Task goal: Reproduce exactly the lines below, from the first one through the line containing "(t1) at (419,85.5)", and omit any pictures.

════

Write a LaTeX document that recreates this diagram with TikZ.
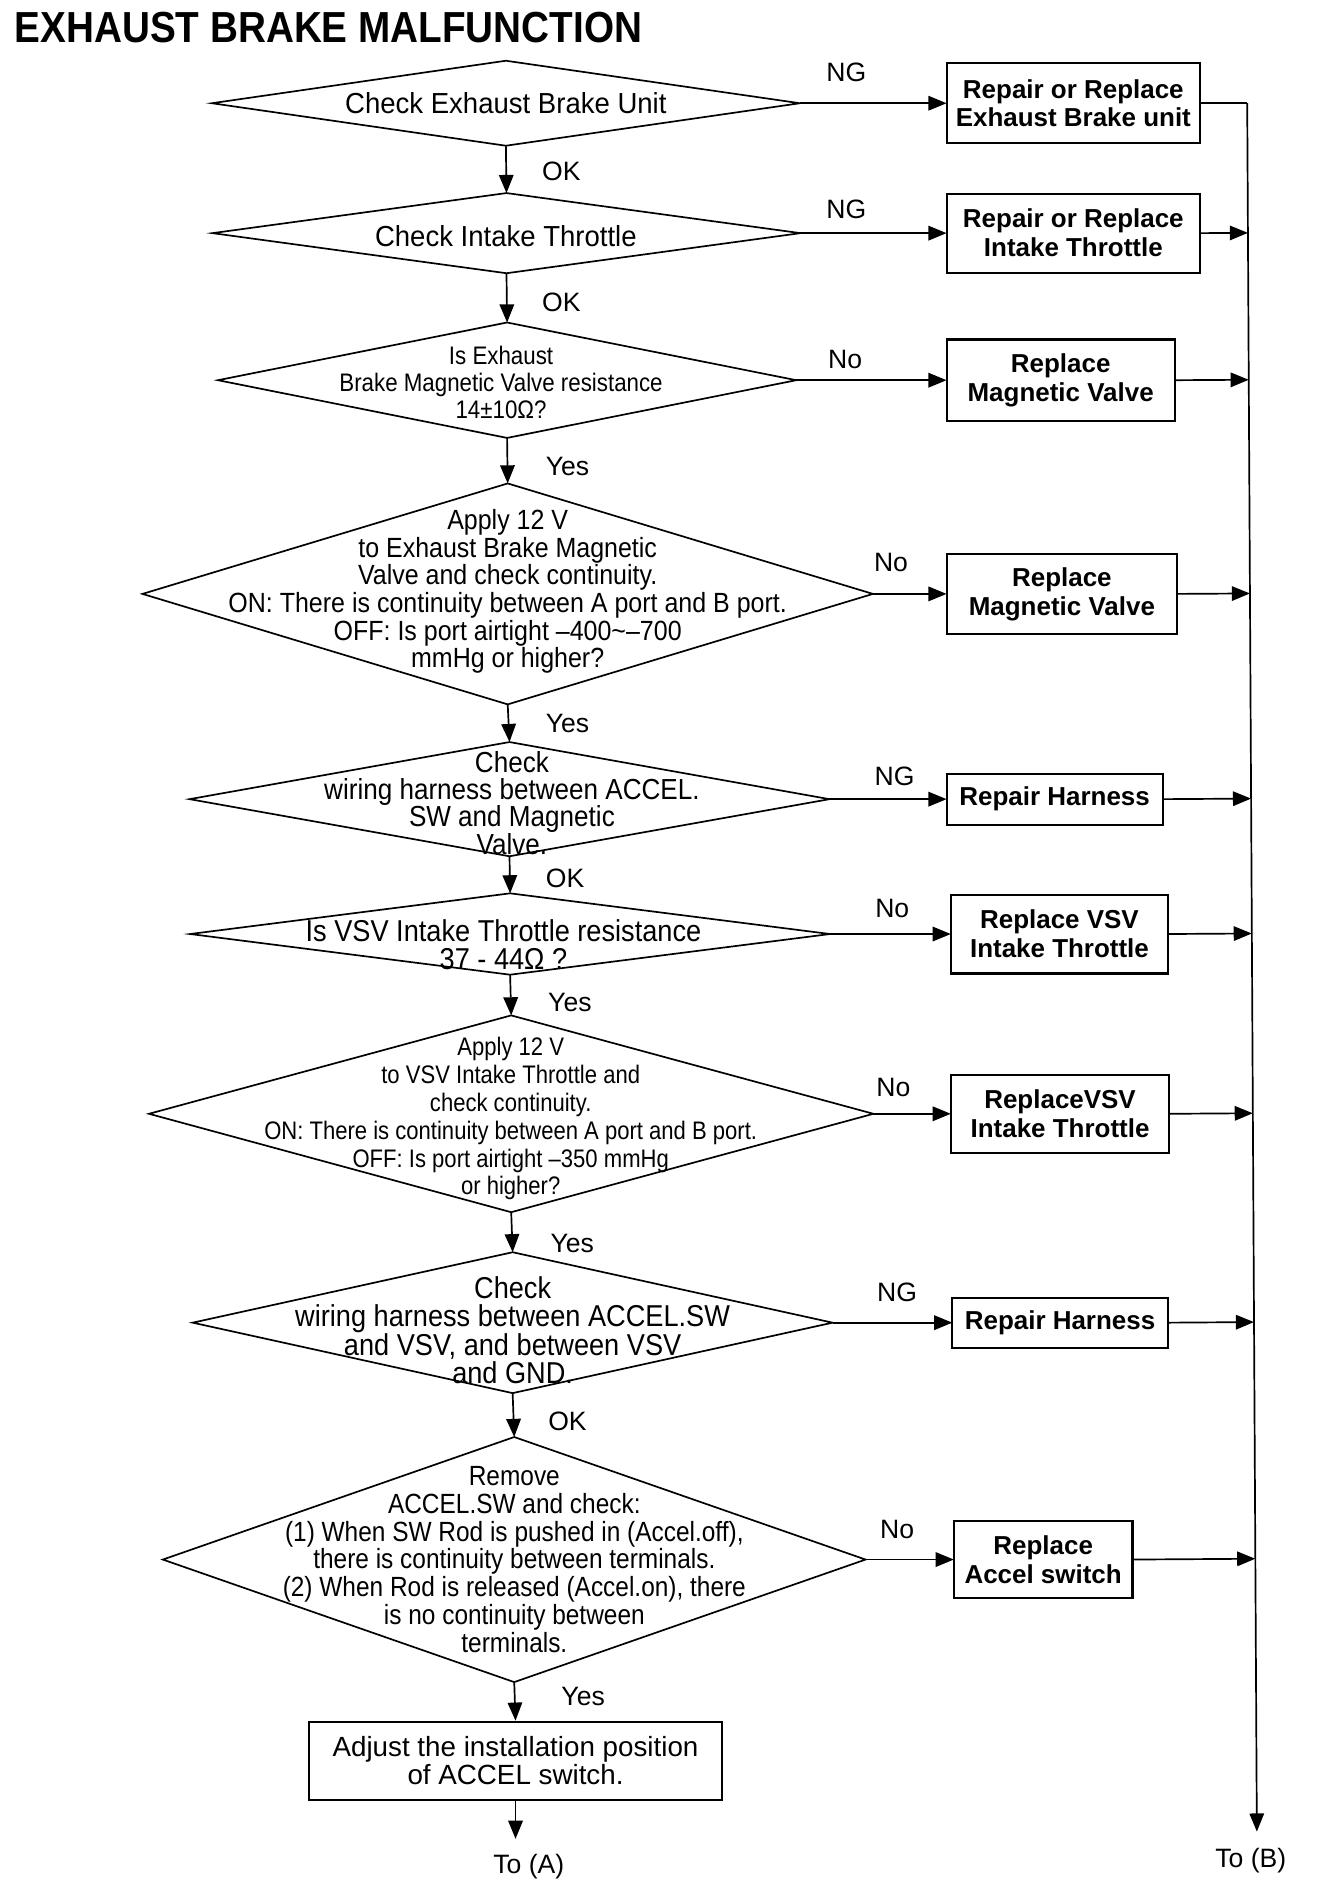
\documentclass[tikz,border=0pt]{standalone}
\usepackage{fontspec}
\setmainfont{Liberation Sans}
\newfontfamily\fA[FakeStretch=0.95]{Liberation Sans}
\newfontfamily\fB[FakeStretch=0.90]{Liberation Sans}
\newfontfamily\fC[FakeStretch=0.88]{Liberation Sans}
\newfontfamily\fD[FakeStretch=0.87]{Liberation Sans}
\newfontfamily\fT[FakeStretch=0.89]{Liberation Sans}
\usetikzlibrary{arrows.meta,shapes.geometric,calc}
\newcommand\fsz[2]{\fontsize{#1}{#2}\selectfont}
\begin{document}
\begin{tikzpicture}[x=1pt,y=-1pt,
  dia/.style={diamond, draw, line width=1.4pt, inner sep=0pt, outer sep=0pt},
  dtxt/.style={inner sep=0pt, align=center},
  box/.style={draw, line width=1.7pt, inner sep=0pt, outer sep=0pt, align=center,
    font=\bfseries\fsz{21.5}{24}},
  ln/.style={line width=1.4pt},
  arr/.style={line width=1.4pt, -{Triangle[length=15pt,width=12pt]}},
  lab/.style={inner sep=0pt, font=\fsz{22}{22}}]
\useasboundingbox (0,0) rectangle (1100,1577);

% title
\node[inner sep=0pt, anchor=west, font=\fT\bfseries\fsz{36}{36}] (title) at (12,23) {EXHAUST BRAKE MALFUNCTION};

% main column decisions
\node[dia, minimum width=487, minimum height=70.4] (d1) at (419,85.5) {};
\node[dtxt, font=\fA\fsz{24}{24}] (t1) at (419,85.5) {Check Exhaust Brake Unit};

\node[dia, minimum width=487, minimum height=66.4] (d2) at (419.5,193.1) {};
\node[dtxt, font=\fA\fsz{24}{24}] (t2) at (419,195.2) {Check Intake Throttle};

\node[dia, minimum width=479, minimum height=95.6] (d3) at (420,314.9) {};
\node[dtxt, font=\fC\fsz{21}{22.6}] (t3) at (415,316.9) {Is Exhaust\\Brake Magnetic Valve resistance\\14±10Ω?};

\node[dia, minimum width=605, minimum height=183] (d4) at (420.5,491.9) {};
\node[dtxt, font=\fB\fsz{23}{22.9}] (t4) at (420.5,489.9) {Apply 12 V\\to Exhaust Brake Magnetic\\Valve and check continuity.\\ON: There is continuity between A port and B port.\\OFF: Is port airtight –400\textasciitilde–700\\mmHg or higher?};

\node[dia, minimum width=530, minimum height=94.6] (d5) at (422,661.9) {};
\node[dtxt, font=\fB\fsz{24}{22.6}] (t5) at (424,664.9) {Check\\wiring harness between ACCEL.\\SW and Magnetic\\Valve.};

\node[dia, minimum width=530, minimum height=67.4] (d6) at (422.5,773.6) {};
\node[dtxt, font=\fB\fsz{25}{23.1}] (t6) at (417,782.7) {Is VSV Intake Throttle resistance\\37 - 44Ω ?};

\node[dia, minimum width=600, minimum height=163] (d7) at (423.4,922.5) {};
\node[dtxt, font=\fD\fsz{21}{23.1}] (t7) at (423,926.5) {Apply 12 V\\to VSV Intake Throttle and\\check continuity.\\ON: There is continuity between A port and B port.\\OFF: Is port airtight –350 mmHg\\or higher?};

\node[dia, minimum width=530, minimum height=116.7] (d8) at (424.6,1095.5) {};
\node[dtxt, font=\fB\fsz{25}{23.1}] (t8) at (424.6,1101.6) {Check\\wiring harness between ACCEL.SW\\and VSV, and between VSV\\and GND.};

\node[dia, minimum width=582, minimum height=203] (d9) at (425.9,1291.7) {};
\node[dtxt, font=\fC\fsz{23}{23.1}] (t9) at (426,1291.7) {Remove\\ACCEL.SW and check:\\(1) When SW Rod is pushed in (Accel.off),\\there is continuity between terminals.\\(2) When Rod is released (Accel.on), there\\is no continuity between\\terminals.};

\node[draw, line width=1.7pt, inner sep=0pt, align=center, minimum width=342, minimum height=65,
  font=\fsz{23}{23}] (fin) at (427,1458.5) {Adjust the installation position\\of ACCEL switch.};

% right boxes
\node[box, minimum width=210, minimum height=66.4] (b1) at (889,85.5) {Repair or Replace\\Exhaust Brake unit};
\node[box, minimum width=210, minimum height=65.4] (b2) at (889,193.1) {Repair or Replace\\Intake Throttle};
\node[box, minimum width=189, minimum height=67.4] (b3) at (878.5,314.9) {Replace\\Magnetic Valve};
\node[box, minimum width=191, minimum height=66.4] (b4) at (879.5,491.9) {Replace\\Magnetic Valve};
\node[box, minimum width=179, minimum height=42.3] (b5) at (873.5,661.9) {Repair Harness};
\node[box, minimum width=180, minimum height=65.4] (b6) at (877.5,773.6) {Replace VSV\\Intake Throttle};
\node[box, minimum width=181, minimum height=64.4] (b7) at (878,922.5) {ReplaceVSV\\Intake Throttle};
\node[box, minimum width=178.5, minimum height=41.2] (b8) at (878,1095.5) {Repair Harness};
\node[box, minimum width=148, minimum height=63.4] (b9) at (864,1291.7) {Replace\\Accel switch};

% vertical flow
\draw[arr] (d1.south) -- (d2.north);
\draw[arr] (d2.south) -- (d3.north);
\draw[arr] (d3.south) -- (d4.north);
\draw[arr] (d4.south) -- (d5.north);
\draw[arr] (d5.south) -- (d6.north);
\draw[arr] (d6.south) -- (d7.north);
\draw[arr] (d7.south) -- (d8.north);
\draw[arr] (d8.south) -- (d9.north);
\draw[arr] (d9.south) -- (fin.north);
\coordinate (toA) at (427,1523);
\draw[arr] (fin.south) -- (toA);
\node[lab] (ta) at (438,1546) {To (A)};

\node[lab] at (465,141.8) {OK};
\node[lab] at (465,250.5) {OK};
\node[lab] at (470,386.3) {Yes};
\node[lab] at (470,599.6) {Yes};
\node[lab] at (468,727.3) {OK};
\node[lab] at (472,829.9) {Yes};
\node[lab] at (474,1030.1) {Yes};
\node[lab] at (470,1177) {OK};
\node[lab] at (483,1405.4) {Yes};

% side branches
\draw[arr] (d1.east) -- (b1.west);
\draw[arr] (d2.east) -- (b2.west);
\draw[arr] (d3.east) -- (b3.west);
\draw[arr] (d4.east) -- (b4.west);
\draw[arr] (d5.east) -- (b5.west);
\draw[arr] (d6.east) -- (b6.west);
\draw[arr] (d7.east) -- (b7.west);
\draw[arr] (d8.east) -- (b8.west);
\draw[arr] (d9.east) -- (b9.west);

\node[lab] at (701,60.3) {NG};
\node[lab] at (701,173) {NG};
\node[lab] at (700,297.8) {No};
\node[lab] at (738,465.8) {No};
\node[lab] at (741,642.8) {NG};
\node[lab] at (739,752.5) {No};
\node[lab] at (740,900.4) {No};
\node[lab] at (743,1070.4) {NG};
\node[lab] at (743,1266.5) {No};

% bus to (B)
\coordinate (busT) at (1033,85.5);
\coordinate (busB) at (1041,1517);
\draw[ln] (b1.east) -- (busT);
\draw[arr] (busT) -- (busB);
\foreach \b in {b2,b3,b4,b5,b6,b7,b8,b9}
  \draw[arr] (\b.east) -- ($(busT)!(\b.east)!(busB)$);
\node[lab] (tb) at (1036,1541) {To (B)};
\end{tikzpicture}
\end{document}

════

Answer:
Write a LaTeX document that recreates this diagram with TikZ.
\documentclass[tikz,border=0pt]{standalone}
\usepackage{fontspec}
\setmainfont{Liberation Sans}
\newfontfamily\fA[FakeStretch=0.95]{Liberation Sans}
\newfontfamily\fB[FakeStretch=0.90]{Liberation Sans}
\newfontfamily\fC[FakeStretch=0.88]{Liberation Sans}
\newfontfamily\fD[FakeStretch=0.87]{Liberation Sans}
\newfontfamily\fT[FakeStretch=0.89]{Liberation Sans}
\usetikzlibrary{arrows.meta,shapes.geometric,calc}
\newcommand\fsz[2]{\fontsize{#1}{#2}\selectfont}
\begin{document}
\begin{tikzpicture}[x=1pt,y=-1pt,
  dia/.style={diamond, draw, line width=1.4pt, inner sep=0pt, outer sep=0pt},
  dtxt/.style={inner sep=0pt, align=center},
  box/.style={draw, line width=1.7pt, inner sep=0pt, outer sep=0pt, align=center,
    font=\bfseries\fsz{21.5}{24}},
  ln/.style={line width=1.4pt},
  arr/.style={line width=1.4pt, -{Triangle[length=15pt,width=12pt]}},
  lab/.style={inner sep=0pt, font=\fsz{22}{22}}]
\useasboundingbox (0,0) rectangle (1100,1577);

% title
\node[inner sep=0pt, anchor=west, font=\fT\bfseries\fsz{36}{36}] (title) at (12,23) {EXHAUST BRAKE MALFUNCTION};

% main column decisions
\node[dia, minimum width=487, minimum height=70.4] (d1) at (419,85.5) {};
\node[dtxt, font=\fA\fsz{24}{24}] (t1) at (419,85.5) {Check Exhaust Brake Unit};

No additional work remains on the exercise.